Como una película que hace años te maravillaba pero envejece fatal y, al volver a ponértela, lejos de retrotraerte a aquellas viejas sensaciones, si acaso te las estropea, huir hacia el pasado nunca es una buena idea. Si se quedó atrás fue por un motivo. Si no lo trajiste al presente seguro que no tiene sitio en tu futuro. Volver a esos lugares tiempo después te hace darte cuenta que aunque la localización sea la misma, realmente no es el mismo sitio; pero por encima de todo, eres tú la que ha cambiado. Vendí cada segundo de sufrimiento y compré experiencia. Entonces eres consciente de que estás condenada a seguir cometiendo errores durante toda tu vida, pero de cometerlos, mejor que sean nuevos.

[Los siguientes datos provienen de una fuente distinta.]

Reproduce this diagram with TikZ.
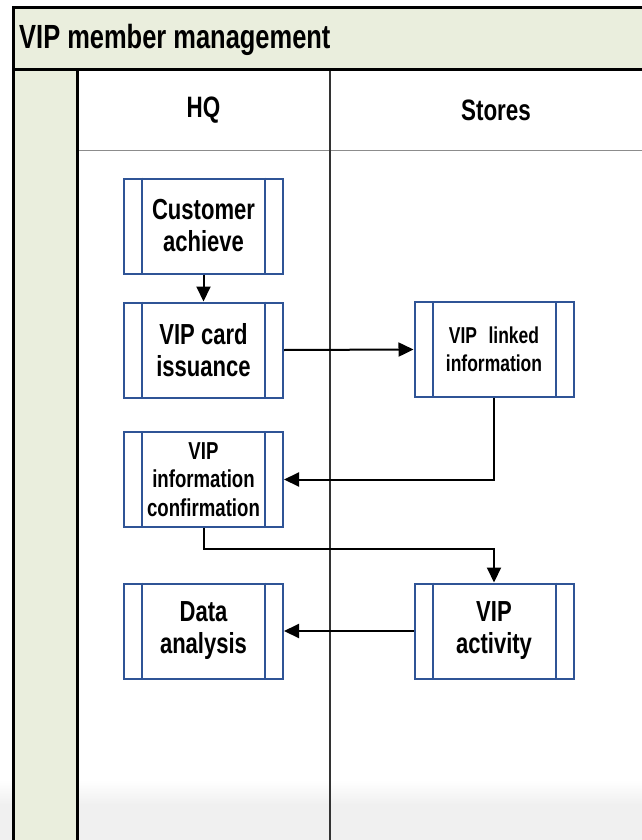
\documentclass[tikz,border=0pt]{standalone}
\usepackage{fontspec}
\setmainfont{Liberation Sans}[FakeStretch=0.76]
\usetikzlibrary{arrows.meta}
\definecolor{bandgreen}{HTML}{EAEEDD}
\definecolor{boxblue}{HTML}{2F5496}
\definecolor{lanegray}{HTML}{333333}
\begin{document}
\begin{tikzpicture}[x=1pt,y=-1pt,
  procbox/.style={draw=boxblue, line width=2pt, fill=white, minimum width=159pt,
    minimum height=95pt, inner sep=0pt, align=center, font=\bfseries},
  bigtext/.style={font=\fontsize{29}{32}\selectfont\bfseries},
  midtext/.style={font=\fontsize{24.5}{28.5}\selectfont\bfseries},
  smalltext/.style={font=\fontsize{23}{28}\selectfont\bfseries},
  headtext/.style={font=\fontsize{29.5}{32}\selectfont\bfseries},
  flow/.style={line width=2pt, -{Triangle[length=15pt,width=14pt]}},
  frameline/.style={line width=3pt, draw=black}]
\useasboundingbox (0,0) rectangle (642,840);
\begin{scope}
\clip (0,0) rectangle (642,840);
% bottom gradient
\shade[top color=white, bottom color=black!6] (0,780) rectangle (642,805);
\fill[black!6] (0,805) rectangle (642,841);
% title band
\fill[bandgreen] (13,8) rectangle (660,70);
% left column
\fill[bandgreen] (13,70) rectangle (77,850);
% header row line
\draw[line width=1pt, draw=black!45] (77,150) -- (660,150);
% lane divider
\draw[line width=1.5pt, draw=lanegray] (330,70) -- (330,850);
% frame
\draw[frameline] (660,8) -- (13,8) -- (13,850);
\draw[frameline] (13,70) -- (660,70);
\draw[frameline] (77,70) -- (77,850);
\end{scope}
\node[anchor=base west, inner sep=0pt, font=\fontsize{33.5}{36}\selectfont\bfseries]
  (title) at (19,49) {VIP member management};
\node[headtext] (hq) at (203.5,110) {HQ};
\node[headtext] (stores) at (496,110) {Stores};
% boxes
\node[procbox, bigtext] (ca) at (203.5,226) {Customer\\achieve};
\node[procbox, bigtext] (vc) at (203.5,350) {VIP card\\issuance};
\node[procbox, midtext] (vic) at (203.5,479.5) {VIP\\information\\confirmation};
\node[procbox, bigtext] (da) at (203.5,631) {Data\\analysis};
\node[procbox, smalltext] (vl) at (494,349.5) {VIP\hspace{0.5em}linked\\information};
\node[procbox, bigtext] (va) at (494,631) {VIP\\activity};
\foreach \n in {ca,vc,vic,da,vl,va}{
  \draw[draw=boxblue, line width=2pt] ([xshift=19pt]\n.north west) -- ([xshift=19pt]\n.south west);
  \draw[draw=boxblue, line width=2pt] ([xshift=-19pt]\n.north east) -- ([xshift=-19pt]\n.south east);
}
% connectors
\coordinate (m1) at (203.5,549);
\draw[flow] (ca.south) -- (vc.north);
\draw[flow] (vc.east) -- (vl.west);
\draw[flow] (vl.south) |- (vic.east);
\draw[flow] (vic.south) -- (m1) -| (va.north);
\draw[flow] (va.west) -- (da.east);
\end{tikzpicture}
\end{document}
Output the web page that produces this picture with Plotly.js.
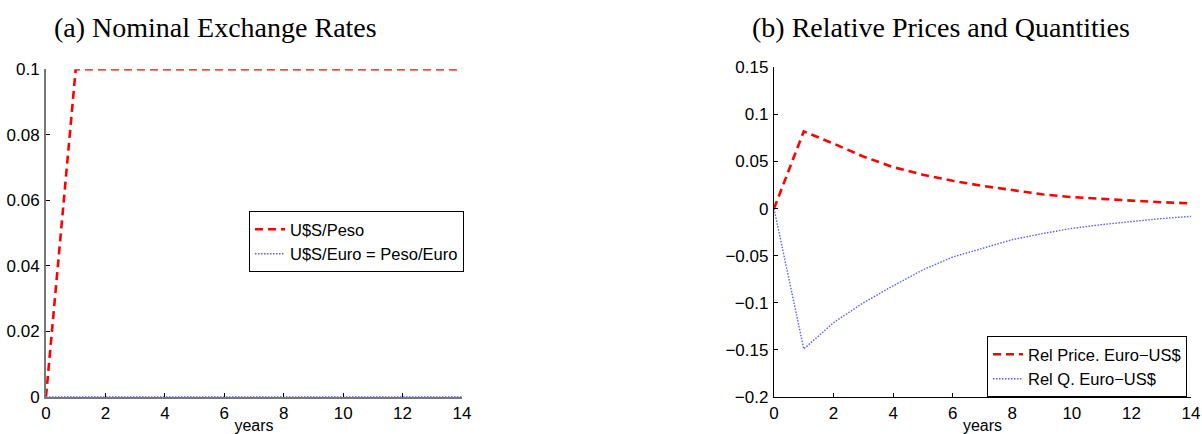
<!DOCTYPE html>
<html>
<head>
<meta charset="utf-8">
<script src="https://cdn.plot.ly/plotly-3.0.1.min.js"></script>
<style>html,body{margin:0;padding:0;background:#fff;}#chart{width:1202px;height:434px;}</style>
</head>
<body>
<div id="chart"></div>
<script>
// Panel (a): nominal exchange rates
const yearsA = [0, 1, 2, 3, 4, 5, 6, 7, 8, 9, 10, 11, 12, 13, 14];
const usdPeso = [0, 0.1, 0.1, 0.1, 0.1, 0.1, 0.1, 0.1, 0.1, 0.1, 0.1, 0.1, 0.1, 0.1, 0.1];
const usdEuro = [0, 0, 0, 0, 0, 0, 0, 0, 0, 0, 0, 0, 0, 0, 0];
// Panel (b): relative prices and quantities
const yearsB = [0, 1, 2, 3, 4, 5, 6, 7, 8, 9, 10, 11, 12, 13, 14];
const relPrice = [0, 0.082, 0.069, 0.0553, 0.044, 0.036, 0.0295, 0.0241, 0.0197, 0.0152, 0.0122, 0.0101, 0.0085, 0.0068, 0.0056];
const relQ = [0, -0.149, -0.121, -0.100, -0.082, -0.065, -0.0514, -0.0418, -0.033, -0.0266, -0.021, -0.017, -0.0138, -0.0106, -0.0082];

const xTicks = [0, 2, 4, 6, 8, 10, 12, 14];
const xTickText = ['0', '2', '4', '6', '8', '10', '12', '14'];
const yTicksA = [0, 0.02, 0.04, 0.06, 0.08, 0.1];
const yTickTextA = ['0', '0.02', '0.04', '0.06', '0.08', '0.1'];
const yTicksB = [-0.2, -0.15, -0.1, -0.05, 0, 0.05, 0.1, 0.15];
const yTickTextB = ['\u22120.2', '\u22120.15', '\u22120.1', '\u22120.05', '0', '0.05', '0.1', '0.15'];

const titleA = '(a) Nominal Exchange Rates';
const titleB = '(b) Relative Prices and Quantities';
const namesA = ['U$S/Peso', 'U$S/Euro = Peso/Euro'];
const namesB = ['Rel Price. Euro\u2212US$', 'Rel Q. Euro\u2212US$'];

const RED = 'rgb(255,0,0)';
const BLUE = 'rgb(90,90,255)';
const redLine = {color: RED, width: 2.6, dash: '8px,5px'};
const blueLine = {color: BLUE, width: 1.4, dash: '1.5px,1.5px'};

const traces = [
  {x: yearsA, y: usdPeso, name: namesA[0], mode: 'lines', line: redLine, xaxis: 'x', yaxis: 'y', legend: 'legend'},
  {x: yearsA, y: usdEuro, name: namesA[1], mode: 'lines', line: blueLine, xaxis: 'x', yaxis: 'y', legend: 'legend'},
  {x: yearsB, y: relPrice, name: namesB[0], mode: 'lines', line: redLine, xaxis: 'x2', yaxis: 'y2', legend: 'legend2'},
  {x: yearsB, y: relQ, name: namesB[1], mode: 'lines', line: blueLine, xaxis: 'x2', yaxis: 'y2', legend: 'legend2'}
];

const SANS = 'Liberation Sans, Arial, sans-serif';
const tickFont = {family: SANS, size: 17, color: '#000'};
function xAxis(domain, anchor, lineColor) {
  return {
    domain: domain, anchor: anchor, range: [0, 14], tickvals: xTicks, ticktext: xTickText,
    ticks: 'inside', ticklen: 4, tickcolor: '#000', tickwidth: 1,
    showline: true, linecolor: lineColor, linewidth: lineColor === '#000' ? 1.2 : 2,
    showgrid: false, zeroline: false, tickfont: tickFont, ticklabelstandoff: 0,
    title: {text: 'years', font: {family: SANS, size: 16, color: '#000'}, standoff: 0},
    fixedrange: true
  };
}
function yAxis(domain, anchor, range, tv, tt, lineColor) {
  return {
    domain: domain, anchor: anchor, range: range, tickvals: tv, ticktext: tt,
    ticks: 'inside', ticklen: 4, tickcolor: '#000', tickwidth: 1,
    showline: true, linecolor: lineColor, linewidth: lineColor === '#000' ? 1.2 : 2,
    showgrid: false, zeroline: false, tickfont: tickFont, ticklabelstandoff: 1,
    fixedrange: true
  };
}

const legendFont = {family: SANS, size: 16.5, color: '#000'};
const layout = {
  width: 1202, height: 434,
  margin: {l: 0, r: 0, t: 0, b: 0},
  paper_bgcolor: '#fff', plot_bgcolor: '#fff',
  xaxis: xAxis([46 / 1202, 462 / 1202], 'y', '#777'),
  yaxis: yAxis([0.0859, 0.8403], 'x', [0, 0.1], yTicksA, yTickTextA, '#777'),
  xaxis2: xAxis([774 / 1202, 1191 / 1202], 'y2', '#000'),
  yaxis2: yAxis([0.0853, 0.8449], 'x2', [-0.2, 0.15], yTicksB, yTickTextB, '#000'),
  legend: {
    x: 249 / 1202, y: (434 - 211) / 434, xanchor: 'left', yanchor: 'top',
    bgcolor: '#fff', bordercolor: '#000', borderwidth: 1, font: legendFont,
    tracegroupgap: 0, itemwidth: 30
  },
  legend2: {
    x: 1187 / 1202, y: 37 / 434, xanchor: 'right', yanchor: 'bottom',
    bgcolor: '#fff', bordercolor: '#000', borderwidth: 1, font: legendFont,
    tracegroupgap: 0, itemwidth: 30
  },
  showlegend: true,
  annotations: [
    {text: titleA, xref: 'paper', yref: 'paper', x: 215 / 1202, y: (434 - 27) / 434, xanchor: 'center', yanchor: 'middle', showarrow: false,
     font: {family: 'Liberation Serif, Times New Roman, serif', size: 28, color: '#000'}},
    {text: titleB, xref: 'paper', yref: 'paper', x: 941 / 1202, y: (434 - 27) / 434, xanchor: 'center', yanchor: 'middle', showarrow: false,
     font: {family: 'Liberation Serif, Times New Roman, serif', size: 28, color: '#000'}}
  ]
};

Plotly.newPlot('chart', traces, layout, {displayModeBar: false, staticPlot: true});
</script>
</body>
</html>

Al fin y al cabo, algunas de las mejores cosas de la vida tienen al principio aspecto de equivocación y los errores te llevan a veces a encontrar la felicidad. La ventaja que tienes con los errores del pasado es que esos ya te demostraron que no te iban a llevar a buen puerto. Así que los empaqueto, los convierto en recuerdos  y los coloco en una estantería de mi memoria, donde si quiero los puedo idealizar como me dé la gana.



En resumidas cuentas, la realidad no podrá batir jamás los recuerdos de alguien que tiende siempre a quedarse con lo bueno. De la realidad quiero la próxima sorpresa, un nuevo reto, esa persona que cada día me demuestra que su sitio no está apilado en un archivo junto todo lo demás, sino a mi lado para acompañarme en un camino que sólo quiero recorrer con él.



Cometer nuevos errores y arreglarlos juntos, conocer lugares donde nunca he estado y darme cuenta de que la persona que soy hoy se forjó con todo aquello que me cuesta dejar atrás, pero ya no es la misma que lo vivió. Ni quiero serlo, por fin soy quien quiero ser.



Aunque sepa (sepas) que mientras exista la mínima posibilidad de hurgar emocionalmente en el pasado, lo harás. Aunque me (te) sorprenda (sorprendas) a mí (ti) misma rebuscando en mi pasado una tarde de domingo cualquiera, por un recuerdo, por una foto, por un olor, por una frase, por una curiosidad. O por amor.